On August 3, 2022, Mandeep Kaur, 30, a resident of Richmond Hill, New York took her life. She was reportedly being physically and mentally abused by her husband for 8 years. Kaur is survived by two girls aged six and four. Why does it take a tragedy like this to address domestic violence?
Is a dead daughter better than making her stay in an abusive relationship for years? In India, it is commonly considered that broken marriages brings shame to the family. So once you get married the husband can do anything with you and you ideally should keep your mouth shut and give in to his demands. India has failed to protect her daughters because what happens behind closed doors should remain behind closed doors! But how long are we going to turn a deaf ear to women who are stuck in abusive marriages?

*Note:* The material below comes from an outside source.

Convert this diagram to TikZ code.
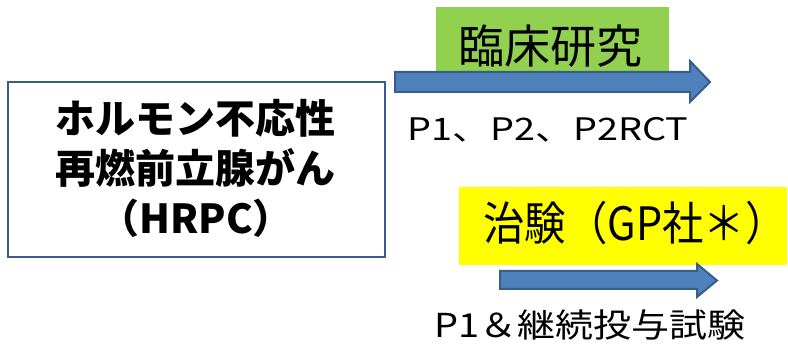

Only a handful of women end up registering cases of domestic violence rest remain with their abusive husbands to carry on the family honour and maintain the dignity of their family.
While domestic violence is a crime, marital rape is not legally punishable in India, National Crime Records Bureau(NCRB) doesn't even maintain data specific for marital rapes. As per data published by NCRB, the total number of crime against women during 2020 is 3,71,503, out of which the number of cases registered under the Protection of Women from Domestic Violence Act, 2005 (PWDVA) during the year is 496.
Women are taught from childhood that their agency over their own bodies is limited. And once they are married, their husbands are entitled to their bodies. Movies like Thappad showed how just a slap is considered almost nothing in terms of abuse because the line for men to not cross is extremely blurry in a marriage. A woman who voices her opinion and has demarcated boundaries for intimacy is an unthinkable existence in India.
When will we start listening to our daughters? When will we start standing up for them instead of protecting our own societal image? How is the dignity maintained if we fail to keep her alive?
Justice For Mandeep: Mandeep Kaur suicide
Mandeep Kaur got married to Ranjodhbeer Singh Sandhu in 2015. They both hail from Bijnor district of Uttar Pradesh. According to reports, Sandhu is a truck driver in the US and Kaur went to live there a few years after marriage. They have two daughters aged six and four.
Kaur reportedly had been recording some of the abuse she faced over the years. And just before her death, she uploaded an emotional video of her talking about the years of abuse she survived and that she is ready to give up her life. In that video, she says, "I am really very sad. It has been eight years. I have tried my best. I was beaten up every day. I have been suffering him and his beatings, thinking he will improve someday. But no, he beat me up for eight years. Had extra-marital affairs. We lived there (in India) for the first two and a half years, and it was hell."
An Instagram page called The Kaur Movement uploaded horrifying videos of Kaur and the abuse she was able to document. Kaur further shared in the video, "He would get drunk and beat me up. Sometimes he would beat me even without being drunk. He would beat me and, on top of that, be with other women. I tried to put up with it for my children."
"I refuse to take this anymore."
Mandeep Kaur has also mentioned that once her father had booked Sandhu for domestic violence, but after several requests by Sandhu to take it down she agreed to him and stayed in the marriage.
Suggested Reading: NCRB Data Says 22,372 Housewives Died By Suicide In 2020
Kaur is not the only woman who faced such atrocities only to keep a marriage alive and scared of further trouble from her husband. This is the case in many marriages in India. The immense pressure women go through all the time to sacrifice their peace for everyone's sake. And ends up giving up on her own life. As per the NCRB report, 22,372 housewives died by suicide in 2019.
Domestic violence is rot. Violence in any form cannot and should not be tolerated specially in intimate relationships. It is about time we normalise women walking out of abusive marriages.
Views expressed are the author’s own.